Microtasks carried out
T330179: Image viewer for article images:
• Query all the images with links in the wikipedia article, suppress the original image click actions (open the wikipedia image page), and add the new click action
• Call the backend api to get image url and metadata for all images, extract the metadata we want from the data response, fill it into the imageviewer items list and open the image viewer that lists all images.
• Save the metadata locally at the first image click for future clicks.

Event Timeline

@TuukkaH @Susannaanas This is my first draft of GSoC 2023 proposal. Could you take a look and give me some comments or suggestions? Thanks!

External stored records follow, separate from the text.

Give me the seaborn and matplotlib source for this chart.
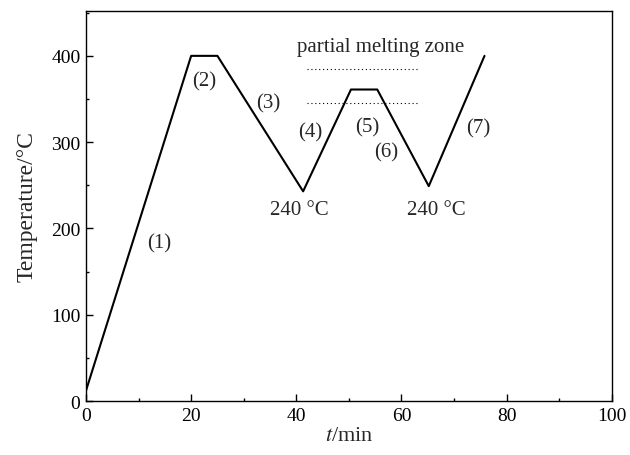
import matplotlib
matplotlib.use("Agg")
import matplotlib.pyplot as plt
import seaborn as sns
import pandas as pd
from matplotlib.ticker import MultipleLocator

# Data
time_min = [0, 20, 25, 41.3, 50.4, 55.4, 65.2, 75.8]
temperature = [12, 400, 400, 243, 361, 361, 249, 400]

zone_t = [42, 63]
zone_upper = [385, 385]
zone_lower = [345, 345]

stage_labels = ["(1)", "(2)", "(3)", "(4)", "(5)", "(6)", "(7)"]
stage_t = [13.9, 22.5, 34.7, 42.7, 53.5, 57.1, 74.7]
stage_T = [183, 371, 346, 312, 318, 289, 317]

min_labels = ["240 °C", "240 °C"]
min_t = [40.5, 66.6]
min_T = [222, 222]

sns.set_style("ticks")
plt.rcParams['font.family'] = ['Liberation Serif', 'DejaVu Serif']
plt.rcParams['mathtext.fontset'] = 'stix'

fig = plt.figure(figsize=(6.3, 4.56), dpi=100)
ax = fig.add_axes([0.1365, 0.1184, 0.8345, 0.8553])

df = pd.DataFrame({"t": time_min, "T": temperature})
sns.lineplot(data=df, x="t", y="T", sort=False, color="black", linewidth=1.5, ax=ax)

zdf = pd.DataFrame({"t": zone_t + zone_t, "T": zone_upper + zone_lower,
                    "g": ["u", "u", "l", "l"]})
sns.lineplot(data=zdf, x="t", y="T", units="g", estimator=None, color="black",
             linewidth=0.8, linestyle=(0, (1, 2.5)), ax=ax)

for lab, x, y in zip(stage_labels, stage_t, stage_T):
    ax.text(x, y, lab, ha="center", va="center", fontsize=15)
for lab, x, y in zip(min_labels, min_t, min_T):
    ax.text(x, y, lab, ha="center", va="center", fontsize=15)
ax.text(56, 411, "partial melting zone", ha="center", va="center", fontsize=15)

ax.set_xlim(0, 100)
ax.set_ylim(0, 452)
ax.xaxis.set_major_locator(MultipleLocator(20))
ax.xaxis.set_minor_locator(MultipleLocator(10))
ax.yaxis.set_major_locator(MultipleLocator(100))
ax.yaxis.set_minor_locator(MultipleLocator(50))
ax.tick_params(which="both", direction="in", labelsize=14, colors="black", width=1, pad=4)
ax.tick_params(which="major", length=5)
ax.tick_params(which="minor", length=2.5)
for s in ax.spines.values():
    s.set_linewidth(1)
    s.set_color("black")

ax.set_xlabel(r"$\it{t}$/min", fontsize=16, labelpad=2)
ax.set_ylabel("Temperature/°C", fontsize=17, labelpad=10)

fig.savefig("out.png", dpi=100)
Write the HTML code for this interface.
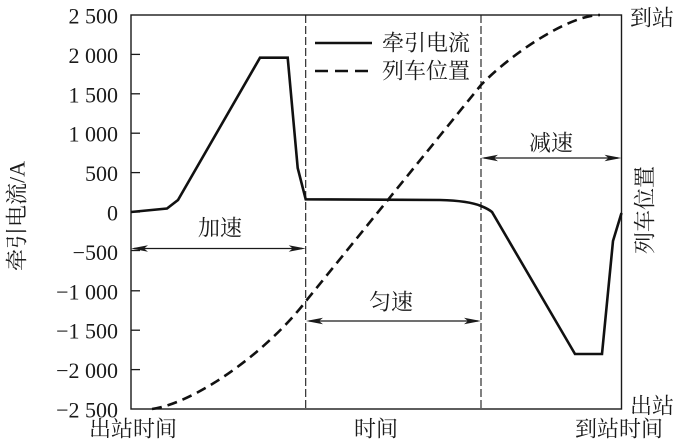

Hi @Zexi_Gong, as the deadline for GSoC is quickly approaching in less than 48 hours (April 4th, 2023, 18:00 UTC), it's crucial that you submit your proposal on Phabricator and Google's program website in the recommended format as soon as possible. To avoid any potential last-minute rushes or server failures, we highly recommend that you submit your proposal early and keep updating it as needed before the deadline. Once you have submitted your proposal, please move it from the "Proposals in Progress" column to the "Proposals Submitted" column on the Phabricator workboard by simply dragging it. If you have any inquiries, please do not hesitate to ask. Good luck with your application!

Hi! Please consider resolving this task and moving any pending items to a new task, as GSoC/Outreachy rounds are now over, and this workboard will soon be archived.